By Mike Cronin
Using the analogy of the Matrix movies, last week I posited that two philosophical traditions are vying for primacy over our minds. One of them, the “blue pill,” offers a fantasy. Conversely, “red pill” traditions require mental rigor. They are not so easy to follow, but they flow from and describe the true nature of reality.
The most insidious facet of the “blue pill” is that it works best when it is proffered early in a child’s development…and its greatest efficacy lies in “armoring” the developing mind against the “red pill” before the child even knows there is an alternative. Our school system is the primary dosing mechanism for instilling “blue pill” thinking.
“Education is a system of imposed ignorance.” ― Noam Chomsky, Manufacturing Consent: The Political Economy of the Mass Media
How can that be? Our kids learn reading, math, and science, don’t they?
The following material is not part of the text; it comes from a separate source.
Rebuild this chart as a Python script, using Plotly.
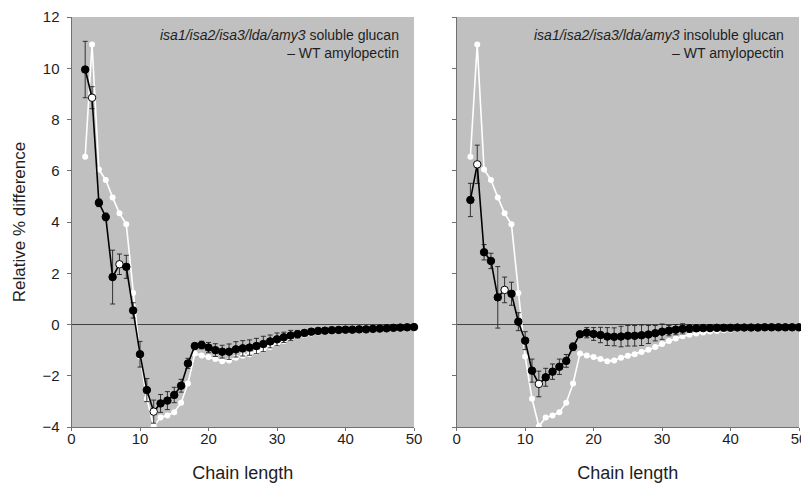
import plotly.graph_objects as go

chain_length = list(range(2, 51))

soluble_diff = [9.95, 8.85, 4.75, 4.2, 1.85, 2.35, 2.25, 0.55, -1.16, -2.56, -3.40, -3.08,
                -2.97, -2.75, -2.39, -1.52, -0.84, -0.80, -0.90, -1.0, -1.06, -1.06, -0.97,
                -0.93, -0.90, -0.84, -0.76, -0.66, -0.58, -0.50, -0.43, -0.38, -0.33, -0.28,
                -0.25, -0.24, -0.22, -0.21, -0.20, -0.20, -0.19, -0.19, -0.17, -0.16, -0.15,
                -0.13, -0.12, -0.11, -0.10]
soluble_err = [1.1, 0.43, 0.15, 0.15, 1.05, 0.4, 0.45, 0.3, 0.5, 0.45, 0.45, 0.35, 0.35,
               0.3, 0.25, 0.2, 0.1, 0.15, 0.2, 0.25, 0.25, 0.3, 0.3, 0.3, 0.3, 0.3, 0.3,
               0.25, 0.25, 0.2, 0.2, 0.15, 0.1, 0.1, 0.05, 0.05, 0.05, 0.05, 0.05, 0.05,
               0.05, 0.05, 0.05, 0.05, 0.05, 0.05, 0.05, 0.05, 0.05]

insoluble_diff = [4.86, 6.25, 2.82, 2.48, 1.06, 1.35, 1.2, 0.11, -0.63, -1.80, -2.32, -2.06,
                  -1.84, -1.65, -1.42, -0.87, -0.38, -0.32, -0.37, -0.41, -0.47, -0.48, -0.47,
                  -0.44, -0.44, -0.42, -0.39, -0.34, -0.28, -0.24, -0.20, -0.17, -0.16, -0.15,
                  -0.14, -0.14, -0.13, -0.13, -0.13, -0.12, -0.12, -0.12, -0.12, -0.11, -0.11,
                  -0.11, -0.11, -0.11, -0.11]
insoluble_err = [0.65, 0.75, 0.3, 0.3, 1.2, 0.5, 0.45, 0.35, 0.35, 0.45, 0.5, 0.35, 0.3,
                 0.3, 0.25, 0.15, 0.1, 0.2, 0.25, 0.3, 0.35, 0.35, 0.4, 0.4, 0.4, 0.4, 0.35,
                 0.3, 0.3, 0.2, 0.2, 0.2, 0.15, 0.1, 0.05, 0.05, 0.05, 0.05, 0.05, 0.05,
                 0.05, 0.05, 0.05, 0.05, 0.05, 0.05, 0.05, 0.05, 0.05]

reference_diff = [6.55, 10.93, 6.05, 5.64, 4.96, 4.34, 3.91, 1.23, -1.25, -2.9, -3.97, -3.63,
                  -3.55, -3.42, -3.05, -2.30, -1.13, -1.21, -1.27, -1.35, -1.43, -1.40, -1.30,
                  -1.22, -1.16, -1.07, -0.99, -0.88, -0.76, -0.64, -0.55, -0.46, -0.40, -0.35,
                  -0.31, -0.27, -0.25, -0.22, -0.20, -0.19, -0.18, -0.17, -0.16, -0.15, -0.14,
                  -0.13, -0.12, -0.11, -0.10]

open_points = [3, 7, 12]

panel_labels = ["<i>isa1/isa2/isa3/lda/amy3</i> soluble glucan<br>– WT amylopectin",
                "<i>isa1/isa2/isa3/lda/amy3</i> insoluble glucan<br>– WT amylopectin"]

FONT = "Liberation Sans, Arial, sans-serif"
TXT = "#1e1e1e"
BG = "#c0c0c0"

# page has an 8px body margin, so the figure is 801x475 starting at (8, 8)
W, H, OFF = 801, 475, 8

fig = go.Figure()

panels = [(soluble_diff, soluble_err, "x", "y"), (insoluble_diff, insoluble_err, "x2", "y2")]
for diff, err, xa, ya in panels:
    fig.add_trace(go.Scatter(
        x=chain_length, y=reference_diff, xaxis=xa, yaxis=ya, mode="lines+markers",
        line=dict(color="white", width=1.6),
        marker=dict(color="white", size=6, line=dict(width=0)),
        showlegend=False, cliponaxis=False))
    fills = ["white" if c in open_points else "black" for c in chain_length]
    fig.add_trace(go.Scatter(
        x=chain_length, y=diff, xaxis=xa, yaxis=ya, mode="lines+markers",
        line=dict(color="black", width=1.6),
        marker=dict(color=fills, size=7.5, line=dict(color="black", width=1)),
        error_y=dict(type="data", array=err, visible=True, color="#222222",
                     thickness=0.9, width=2.5),
        showlegend=False, cliponaxis=False))

y_dom = [(H - (427 - OFF)) / H, (H - (17 - OFF)) / H]
x_doms = [[(71.5 - OFF) / W, (414 - OFF) / W], [(456.7 - OFF) / W, (799 - OFF) / W]]
y_zero_paper = y_dom[0] + (0 - (-4)) / 16 * (y_dom[1] - y_dom[0])

common_x = dict(range=[0, 50], tickvals=list(range(0, 51, 10)), showgrid=False,
                zeroline=False, showline=True, linecolor="#707070", linewidth=1,
                ticks="outside", ticklen=3, tickcolor="#707070", automargin=False,
                ticklabelstandoff=-5,
                tickfont=dict(family=FONT, size=15, color=TXT),
                title=dict(text="Chain length", font=dict(family=FONT, size=18, color=TXT),
                           standoff=21))
common_y = dict(range=[-4, 12], domain=y_dom, tickvals=list(range(-4, 13, 2)), showgrid=False,
                zeroline=True, zerolinecolor="#404040", zerolinewidth=1, automargin=False,
                showline=True, linecolor="#707070", linewidth=1,
                ticks="outside", ticklen=4, tickcolor="#707070",
                tickfont=dict(family=FONT, size=15, color=TXT))

fig.update_layout(
    width=W, height=H, margin=dict(l=0, r=0, t=0, b=0, autoexpand=False),
    paper_bgcolor="white", plot_bgcolor=BG,
    xaxis=dict(domain=x_doms[0], anchor="y", **common_x),
    xaxis2=dict(domain=x_doms[1], anchor="y2", **common_x),
    yaxis=dict(anchor="x", ticklabelstandoff=4,
               title=dict(text="Relative % difference",
                          font=dict(family=FONT, size=17, color=TXT), standoff=12),
               **common_y),
    yaxis2=dict(anchor="x2", showticklabels=False, **common_y),
)

# minor tick marks every 5 on bottom axis, and crossing ticks on the zero line
tick_axes = {}
n = 3
for i, dom in enumerate(x_doms):
    base = "x" if i == 0 else "x2"
    for side, pos in [("bottom", y_dom[0]), ("top", y_dom[0]),
                      ("bottom", y_zero_paper), ("top", y_zero_paper)]:
        tick_axes[f"xaxis{n}"] = dict(
            overlaying=base, anchor="free", position=pos, side=side, domain=dom,
            range=[0, 50], tickvals=list(range(0, 51, 5)), showticklabels=False,
            showgrid=False, zeroline=False, showline=False, automargin=False,
            ticks="outside", ticklen=2.5,
            tickcolor="#505050" if pos == y_zero_paper else "#707070")
        n += 1
fig.update_layout(**tick_axes)

for i, label in enumerate(panel_labels):
    xref = "x domain" if i == 0 else "x2 domain"
    yref = "y domain" if i == 0 else "y2 domain"
    fig.add_annotation(text=label, xref=xref, yref=yref, x=0.962, y=0.98,
                       xanchor="right", yanchor="top", align="right", showarrow=False,
                       font=dict(family=FONT, size=14, color=TXT))

fig.write_html("out.html")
With those subjects, they are equipped to learn anything else, aren’t they?
Our schools certainly present those topics. It is in how they are presented that the crime lies. Our education system “standardizes” kids by teaching them facts and theories but neglecting context. It forces the “blue pill” on kids in several basic ways:
- School as a state function, with attendance becoming compulsory.
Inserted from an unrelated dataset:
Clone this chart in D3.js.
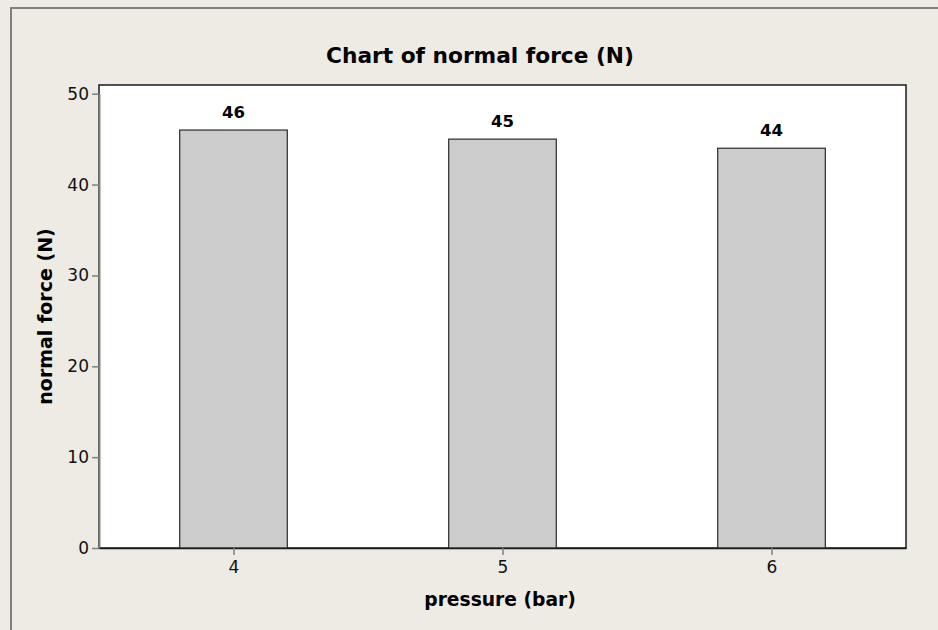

- Regimentation and Pavlovian conditioning (age segregation, dividing the day into lesson periods, sitting in rows, bells, uniforms, etc.)
- Discouraging holistic comprehension by segmenting knowledge into disjointed subjects (reading, math, science, art, “social studies,” etc.) taught in incomprehensible order.
- The “professionalization” of teaching. Aspiring teachers, themselves graduates (victims?) of the same system, are given to understand that it is their role to fill minds…instead of to remove obstacles and let young people be their own teachers. This lead to the decline of parent-as-mentor – and of kids who could already read before entering school at six or seven.
- Employers and higher education institutions began demanding evidence that proved completion of the prescribed program (diplomas).
This model was imported from Prussia and/or instituted in the early-to-mid-1800s. The Prussians devised their system independent of any relationship to individual liberty or freedom. The Prussian system had three tiers. The vast majority (94%) of the population was to be adequately prepared to function and contribute, but not think for themselves or lead, at volksschulen. The other 6%, those from elite families, were destined to rule or manage. They received educations more geared to critical thinking.
In the US, the Prussian model was implemented in part to “Americanize” (i.e. instill WASP values in) the many Catholic immigrants coming in from Italy and Ireland.
According to former award-winning teacher turned public-school critic John Taylor Gatto:
“A small number of very passionate American ideological leaders visited Prussia in the first half of the 19th century; fell in love with the order, obedience, and efficiency of its education system; and campaigned relentlessly thereafter to bring the Prussian vision to these shores. Prussia’s ultimate goal was to unify Germany; the Americans’ was to mold hordes of immigrant Catholics to a national consensus based on a northern European cultural model. To do that, children would have to be removed from their parents and from inappropriate cultural influences.”
So, you know how we are often told that our kids are continually ranking lower on literacy and math than other developed nations, i.e. that our schools are failing? That we must “invest” more public funding in the schools?
Understand that in the most basic sense our schools are not failing at all; they are doing exactly what they were designed to do: make the vast majority of kids swallow the blue pill and grow them into good consumers who are smart enough to run the machines and think what they are told to think by their betters, but not smart enough to think for themselves and run the businesses or lead the country.